Colombia Constitutional Court Reaffirms Arbitral Jurisdiction in State Contract Disputes
Stories are grouped across languages, rewritten into a fixed editorial format, and linked to original sources. How we report.
TL;DR
- Colombia's Constitutional Court reaffirmed arbitral tribunals' jurisdiction in public contract disputes.
- The decision follows a challenge related to unilateral contract modifications by Transmilenio.
- A previous Council of State ruling that restricted arbitral powers was overturned.
- Arbitral tribunals can address economic consequences of administrative acts if an arbitral agreement exists.
Overview
On May 21, 2026, Colombia's Constitutional Court issued Sentencia SU-142, confirming that arbitral tribunals have legal and constitutional authority to decide on the economic consequences of unilateral administrative modifications in state contracts, given the presence of an arbitration agreement.
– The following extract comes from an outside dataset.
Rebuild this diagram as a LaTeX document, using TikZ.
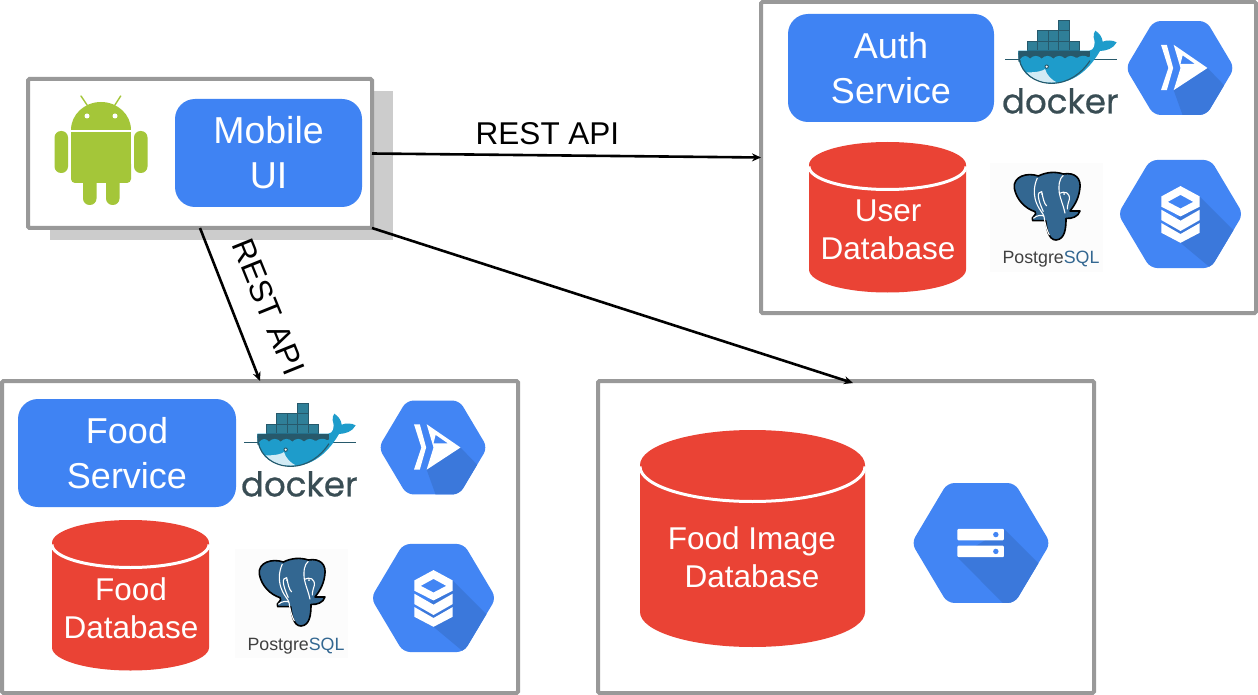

The case arose from a dispute between SI99 S.A. and Transmilenio S.A. over changes to a transport concession contract in Bogotá.
What Happened
The Constitutional Court addressed a dispute relating to a 2000 concession contract between SI99 S.A. and Transmilenio S.A. for Bogotá's mass transportation system.
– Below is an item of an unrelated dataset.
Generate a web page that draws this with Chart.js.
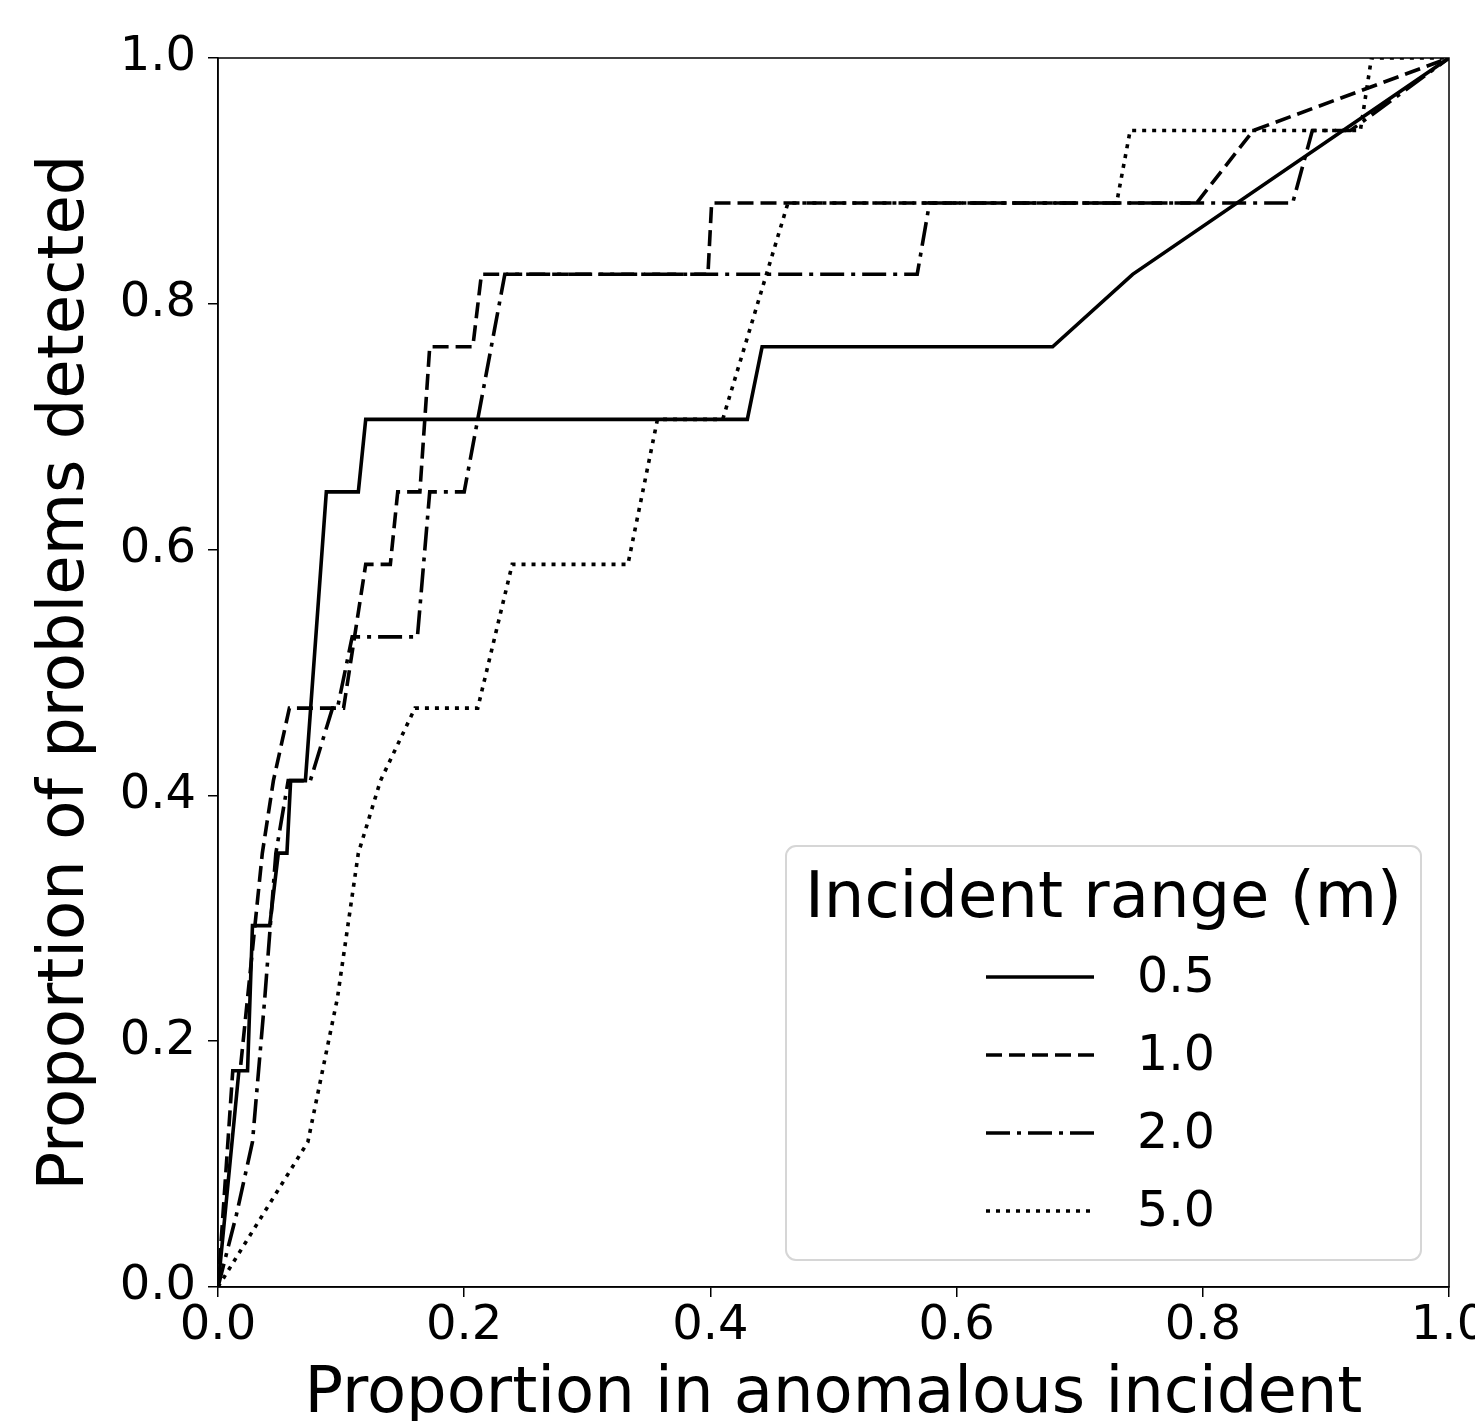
<!DOCTYPE html>
<html>
<head>
<meta charset="utf-8">
<title>Proportion of problems detected</title>
<script src="https://cdn.jsdelivr.net/npm/chart.js@4.4.1/dist/chart.umd.min.js"></script>
<style>
  html, body { margin: 0; padding: 0; background: #fff; }
  #wrap { width: 1475px; height: 1421px; }
</style>
</head>
<body>
<div id="wrap"><canvas id="chart" width="1475" height="1421"></canvas></div>
<script>
// values (x = proportion in anomalous incident, y = proportion detected)
const seriesLabels = ['0.5', '1.0', '2.0', '5.0'];

const r05X = [0, 0.017, 0.024, 0.028, 0.042, 0.049, 0.056, 0.059, 0.071, 0.088, 0.114, 0.12, 0.43, 0.442, 0.678, 0.743, 1.0];
const r05Y = [0, 0.176, 0.176, 0.294, 0.294, 0.353, 0.353, 0.412, 0.412, 0.647, 0.647, 0.706, 0.706, 0.765, 0.765, 0.824, 1.0];

const r10X = [0, 0.012, 0.018, 0.036, 0.045, 0.058, 0.102, 0.12, 0.14, 0.146, 0.164, 0.172, 0.207, 0.214, 0.398, 0.401, 0.795, 0.841, 1.0];
const r10Y = [0, 0.176, 0.176, 0.353, 0.412, 0.471, 0.471, 0.588, 0.588, 0.647, 0.647, 0.765, 0.765, 0.824, 0.824, 0.882, 0.882, 0.941, 1.0];

const r20X = [0, 0.015, 0.028, 0.038, 0.047, 0.057, 0.075, 0.093, 0.097, 0.109, 0.162, 0.172, 0.2, 0.233, 0.568, 0.578, 0.873, 0.889, 0.92, 1.0];
const r20Y = [0, 0.059, 0.118, 0.235, 0.353, 0.412, 0.412, 0.471, 0.471, 0.529, 0.529, 0.647, 0.647, 0.824, 0.824, 0.882, 0.882, 0.941, 0.941, 1.0];

const r50X = [0, 0.073, 0.097, 0.114, 0.132, 0.16, 0.211, 0.239, 0.333, 0.357, 0.41, 0.463, 0.73, 0.741, 0.928, 0.937, 1.0];
const r50Y = [0, 0.118, 0.235, 0.353, 0.412, 0.471, 0.471, 0.588, 0.588, 0.706, 0.706, 0.882, 0.882, 0.941, 0.941, 1.0, 1.0];

const xTicks = [0, 0.2, 0.4, 0.6, 0.8, 1.0];
const yTicks = [0, 0.2, 0.4, 0.6, 0.8, 1.0];

const FONT = "'DejaVu Sans', 'Liberation Sans', sans-serif";

function toPoints(xs, ys) {
    return xs.map((x, i) => ({ x: x, y: ys[i] }));
}

function lineSet(label, xs, ys, dash) {
    return {
        label: label,
        data: toPoints(xs, ys),
        borderColor: '#000',
        borderWidth: 3.6,
        borderDash: dash,
        pointRadius: 0,
        tension: 0,
        fill: false
    };
}

// top and right spines
const framePlugin = {
    id: 'frame',
    afterDatasetsDraw(chart) {
        const { ctx, chartArea: a } = chart;
        ctx.save();
        ctx.strokeStyle = '#000';
        ctx.lineWidth = 1.5;
        ctx.strokeRect(a.left, a.top, a.right - a.left, a.bottom - a.top);
        ctx.restore();
    }
};

// legend box in the lower right of the plot area
const boxLegend = {
    id: 'boxLegend',
    afterDraw(chart) {
        const { ctx, chartArea: a } = chart;
        const left = a.right - 663, top = a.bottom - 441;
        const w = 635, h = 414, r = 10;

        ctx.save();
        ctx.beginPath();
        ctx.roundRect(left, top, w, h, r);
        ctx.fillStyle = 'rgba(255,255,255,0.85)';
        ctx.fill();
        ctx.strokeStyle = '#d6d6d6';
        ctx.lineWidth = 2;
        ctx.stroke();

        ctx.fillStyle = '#000';
        ctx.font = '64px ' + FONT;
        ctx.textAlign = 'center';
        ctx.textBaseline = 'alphabetic';
        ctx.fillText('Incident range (m)', left + w / 2, top + 71);

        ctx.font = '49px ' + FONT;
        ctx.textAlign = 'left';
        ctx.textBaseline = 'middle';
        chart.data.datasets.forEach((ds, i) => {
            const y = top + 131 + i * 78;
            ctx.beginPath();
            ctx.setLineDash(ds.borderDash || []);
            ctx.strokeStyle = ds.borderColor;
            ctx.lineWidth = ds.borderWidth;
            ctx.moveTo(left + 200, y);
            ctx.lineTo(left + 308, y);
            ctx.stroke();
            ctx.setLineDash([]);
            ctx.fillText(ds.label, left + 351, y + 2);
        });
        ctx.restore();
    }
};

const ctx = document.getElementById('chart').getContext('2d');

new Chart(ctx, {
    type: 'line',
    data: {
        datasets: [
            lineSet(seriesLabels[0], r05X, r05Y, []),
            lineSet(seriesLabels[1], r10X, r10Y, [16, 7]),
            lineSet(seriesLabels[2], r20X, r20Y, [24, 7, 4, 7]),
            lineSet(seriesLabels[3], r50X, r50Y, [4, 6])
        ]
    },
    options: {
        responsive: false,
        animation: false,
        devicePixelRatio: 1,
        layout: { padding: { top: 58, right: 26, left: 0, bottom: 0 } },
        plugins: {
            legend: { display: false },
            tooltip: { enabled: false }
        },
        scales: {
            x: {
                type: 'linear',
                min: 0,
                max: 1,
                afterBuildTicks(s) { s.ticks = xTicks.map(v => ({ value: v })); },
                afterFit(s) { s.height = 134; s.paddingLeft = 0; s.paddingRight = 0; },
                grid: { drawOnChartArea: false, drawTicks: true, tickLength: 10, color: '#000', lineWidth: 1.5 },
                border: { display: true, color: '#000', width: 1.5 },
                ticks: {
                    color: '#000',
                    padding: 1,
                    maxRotation: 0,
                    autoSkip: false,
                    font: { family: FONT, size: 48 },
                    callback: v => Number(v).toFixed(1)
                },
                title: {
                    display: true,
                    text: 'Proportion in anomalous incident',
                    color: '#000',
                    padding: 0,
                    font: { family: FONT, size: 64, lineHeight: 0.8 }
                }
            },
            y: {
                type: 'linear',
                min: 0,
                max: 1,
                afterBuildTicks(s) { s.ticks = yTicks.map(v => ({ value: v })); },
                afterFit(s) { s.width = 218; s.paddingTop = 0; s.paddingBottom = 0; },
                grid: { drawOnChartArea: false, drawTicks: true, tickLength: 10, color: '#000', lineWidth: 1.5 },
                border: { display: true, color: '#000', width: 1.5 },
                ticks: {
                    color: '#000',
                    padding: 12,
                    autoSkip: false,
                    font: { family: FONT, size: 48 },
                    callback: v => Number(v).toFixed(1)
                },
                title: {
                    display: true,
                    text: 'Proportion of problems detected',
                    color: '#000',
                    padding: { top: 28, bottom: 0 },
                    font: { family: FONT, size: 64 }
                }
            }
        }
    },
    plugins: [framePlugin, boxLegend]
});
</script>
</body>
</html>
In 2017, Transmilenio unilaterally altered the contract's remuneration formula, allegedly causing an economic imbalance for SI99 S.A.
SI99 S.A. initiated arbitration in 2019; the arbitral tribunal ordered compensation in 2022.
Transmilenio successfully challenged this award before the Council of State, which partially annulled it and limited arbitral jurisdiction over economic consequences arising from administrative acts.
Upon review, the Constitutional Court found the Council of State's interpretation overly restrictive, and ruled that arbitral tribunals do have jurisdiction to resolve such economic issues in the presence of an arbitral agreement.
The Court ordered the Council of State to issue a new decision in accordance with its legal reasoning within three months.
Context
The core legal question concerned whether arbitrators can decide on the economic consequences of administrative actions taken by state bodies when legally binding arbitration agreements exist in state contracts.
A 2024 Council of State unification decision had previously curtailed this jurisdiction, requiring recourse to administrative courts before monetary claims could be arbitrated.
The Constitutional Court's decision reaffirms prior precedent and the legal framework set by Colombia's Law 1563 of 2012 supporting arbitration in public contracting.
Why It Matters
- This decision restores and clarifies the scope of arbitration for parties to public contracts in Colombia.
- It ensures that private parties do not forfeit arbitration rights over monetary claims resulting from unilateral modifications by government entities.
- The ruling is expected to strengthen legal certainty for investors, contractors, and concessionaires in Colombia's public sector.